A look at prospects coming up for our area teams during September roster expansion
It’s September, which means MLB rosters have expanded.
While some of our area’s teams are in the thick of playoff races, others are using the regular season’s final month to see how some of their top prospects will perform at the Major League Level.
Here’s a look at who you may see playing for our four area teams this month:
SS J.P. Crawford — Crawford got off to a rough start over the first two months of 2017, batting just below .200 while playing for the AAA Lehigh Valley Ironpigs. However, Crawford has turned it around, and is hitting a respectable .239 while showing some pop that he had never exhibited before with 14 HR and 60 RBI on the season.
Last week, the Phillies played everyday SS Freddy Galvis in center field, making it clear that they are opening a spot for Crawford in the lineup once the AAA season ends. In the past few weeks, Crawford has also gotten some time at third base, creating defensive versatility to get his bat in the lineup.
2B Scott Kingery — Kingery has had the most impressive season of Phillies’ minor leaguers. He began the season at AA Reading and has spent the last month and a half at AAA Lehigh Valley, but has totaled 26 HR and 65 RBI over his two stops. He has also displayed strong defense, though he has been playing shortstop in recent weeks to expand his versatility, similar Crawford. He’s a shoo-in to spend the last few weeks of the season in Philadelphia.
OF Dylan Cozens — Cozens is the wildcard to be called up out of the Phillies’ prospects; he has been in a rough slump during the second half of the season.

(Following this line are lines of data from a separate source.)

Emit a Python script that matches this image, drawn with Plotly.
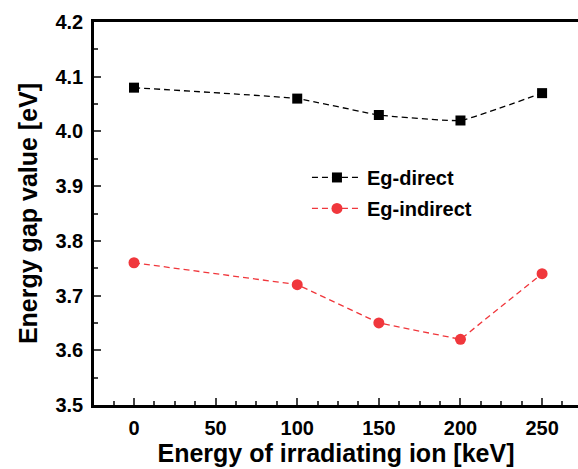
import plotly.graph_objects as go

energy = [0, 100, 150, 200, 250]
eg_direct = [4.08, 4.06, 4.03, 4.02, 4.07]
eg_indirect = [3.76, 3.72, 3.65, 3.62, 3.74]
x_ticks = [0, 50, 100, 150, 200, 250]
y_ticks = [3.5, 3.6, 3.7, 3.8, 3.9, 4.0, 4.1, 4.2]

fig = go.Figure()
fig.add_trace(go.Scatter(
    x=energy, y=eg_direct, name="<b>Eg-direct</b>", mode="lines+markers",
    legendgroup="a",
    line=dict(color="black", dash="6px,4px", width=1.3, shape="spline", smoothing=0.3),
    marker=dict(symbol="square", size=10, color="black"),
))
fig.add_trace(go.Scatter(
    x=energy, y=eg_indirect, name="<b>Eg-indirect</b>", mode="lines+markers",
    legendgroup="b",
    line=dict(color="#f0373c", dash="6px,4px", width=1.3),
    marker=dict(symbol="circle", size=11, color="#f0373c"),
))

fam = "Liberation Sans, Arial, sans-serif"
fig.update_layout(
    width=578, height=469,
    margin=dict(l=94, r=0, t=22, b=64),
    plot_bgcolor="white", paper_bgcolor="white",
    font=dict(family=fam, color="black"),
    showlegend=True,
    legend=dict(x=0.44, y=0.645, xanchor="left", yanchor="top",
                bgcolor="rgba(0,0,0,0)", font=dict(size=20, family=fam),
                itemwidth=50, tracegroupgap=2),
    xaxis=dict(
        range=[-24.5, 272], tickvals=x_ticks, ticktext=[f"<b>{v}</b>" for v in x_ticks],
        ticks="inside", ticklen=7, tickwidth=2, ticklabelstandoff=3,
        showline=True, linewidth=2.5, linecolor="black", mirror=True,
        showgrid=False, zeroline=False,
        tickfont=dict(size=20, family=fam),
        minor=dict(dtick=12.5, ticks="inside", ticklen=4, tickwidth=2, tick0=0),
        title=dict(text="<b>Energy of irradiating ion [keV]</b>", standoff=4,
                   font=dict(size=25, family=fam)),
    ),
    yaxis=dict(
        range=[3.5, 4.2], tickvals=y_ticks, ticktext=[f"<b>{v:.1f}</b>" for v in y_ticks],
        ticks="inside", ticklen=7, tickwidth=2, ticklabelstandoff=4,
        showline=True, linewidth=2.5, linecolor="black", mirror=False,
        showgrid=False, zeroline=False,
        tickfont=dict(size=20, family=fam),
        minor=dict(dtick=0.05, ticks="inside", ticklen=4, tickwidth=2),
        title=dict(text="<b>Energy gap value [eV]</b>", standoff=11,
                   font=dict(size=25, family=fam)),
    ),
)
fig.write_html("out.html")
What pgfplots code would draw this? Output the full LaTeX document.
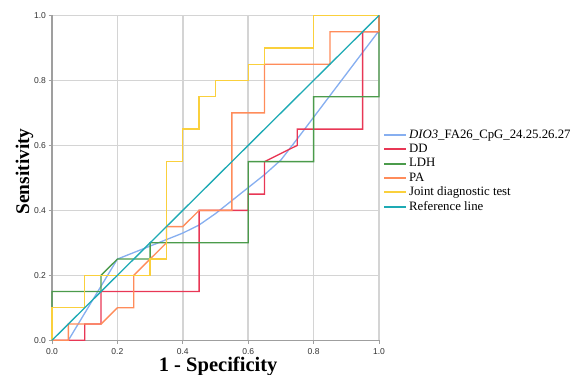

After dominating at AA Reading in 2016, Cozens moved to AAA Lehigh Valley with high expectations, but has struck out 186 times and watched his batting average fall all the way to .211. However, he has totaled 27 HR and 74 RBI this season, and must be added to the Phillies’ 40-man roster this off season, meaning that he is more likely to be called up in the next month, despite his struggles.
C Chance Sisco — Sisco is one of the Orioles’ top prospects and has already been called up to the Major League level on the first day of roster expansion. The O’s have fallen pretty well out of playoff contention, and can take the time to see if Sisco is ready to handle everyday catching duties.
While playing at AAA Norfolk this season, Sisco batted .267 with 7 HR and 47 RBI. He’s also a left-handed bat, which can be valuable to a very right-handed hitting Baltimore Orioles team.
OF Austin Meadows — During the 2016 off season, the Pirates were rumored to be trying to move OF Andrew McCutchen, thus opening a spot for Meadows to take an everyday spot in the outfield. However, a trade never materialized, and Meadows was stricken with injuries during the 2017 season. He’s only played 72 games at AAA Indianapolis this season, batting .250 with 4 HR and 36 RBI.
While those numbers won’t blow anyone away, with the Pirates out of the playoff race, it may benefit them to see if Meadows is ready for the Major Leagues with another off season looming where it is possible McCutchen gets moved.
P Nick Kingham — The Pirates have had a knack for developing arms in the last few seasons, and Kingham could be the next in line to make a splash in Pittsburgh. While his numbers at AAA Indianapolis haven’t been terrific (9-6, 4.69 ERA), Kingham has shown great control by walking only 29 batters in 113 innings while striking out 93.
With innings to kill in September, Pittsburgh may be willing to give Kingham a look in the regular season’s final month.
The Nationals are the lone one of our area’s teams that is in the thick of a playoff race. This status means that they are unlikely to bring up many or any prospects, as they will want to rely on their proven players as they prepare for the postseason.
Due to this, and the fact that many of their prospects are further from Major League ready or are already in Washington, I don’t believe the Nationals will bring up any top prospects during roster expansion. Look for them to add some fringe players, such as guys who have had Major League experience but little success at the game’s top level.